2) Even when websites are read-only and have no state to maintain, there is no common way for a peer to prove that content is authentic. Unfortunately, the authenticity 'guarantee' that TLS provides does not transfer to a third party [1]. There is a proof of concept server implementation for non-repudation over TLS [2], but every website would have to choose to implement it, and there aren't many incentives to do so.
The best you could do here is trying to reach a consensus about what the content of a page is, but you would have to account for subtle or not-so-subtle differences between requests by different clients at a different time.
[1] https://crypto.stackexchange.com/questions/5455/does-a-trace...
[2] https://tls-n.org/
[1] https://ipfs.io
The problem you'll run into is physical infrastructure. At some point you can't escape the fact that you need to transmit packets over a great distance. This infrastructure comes at great cost and is best distributed and shared amongst everyone much like the highways.

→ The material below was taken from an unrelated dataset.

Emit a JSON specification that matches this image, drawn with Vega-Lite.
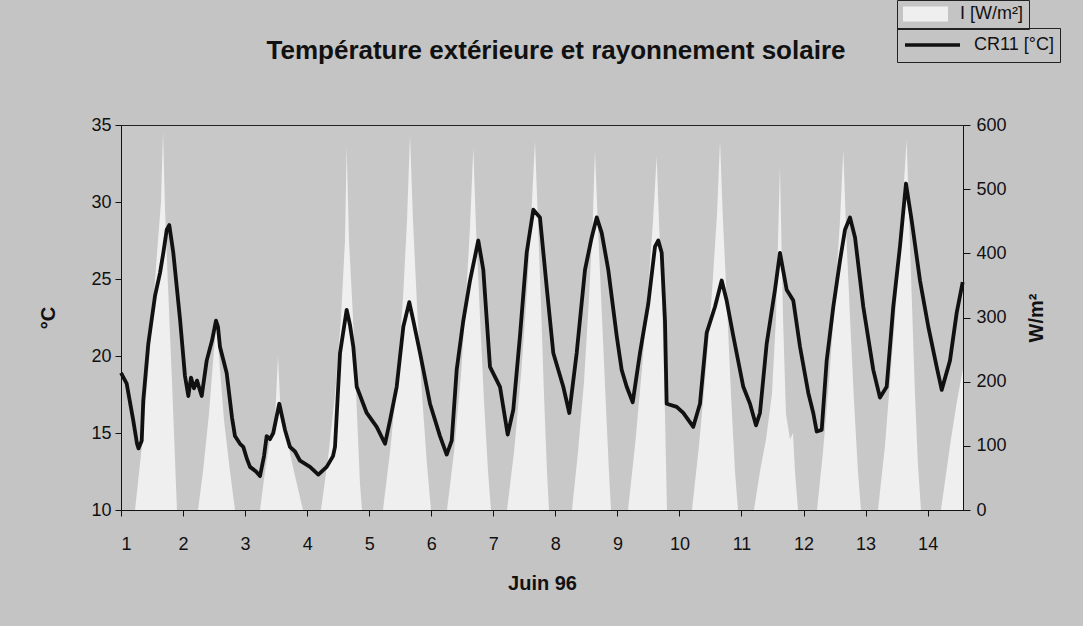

Opera created a peer-to-peer browser not long before going under, Unite IIRC. The browser was both a client and server, you had a virtual fridge to put messages and photos on, could open folders on your computer to any subset of your chosen peers, etc..
I was really excited about the prospects it seemed to offer; I blogged about it at the time, http://alicious.com/opera-about-to-change-the-world/.
Maybe, akin to all the new startup's that don't actually own the infrastructure (Uber/Cars, Airbnb/Housing, Amazon/Retail), a startup could enable with the existing resources to rent people's machine's to each other.
Not to bring everything back to buzzwords, but that actually seems like an interesting application of blockchain tech, letting people rent out their otherwise idle desktops to process and serve web services.
1. You need to be able to verify that the other party is honest
2. When the data is intensive, you need to make sure that the computation is opaque to the computer. This is still an active research area, I believe. One of the keywords I associate with it is homomorphic encryption. Alternatively, consensus or verification can be done, with other zero-knowledge proofs or something similar perhaps.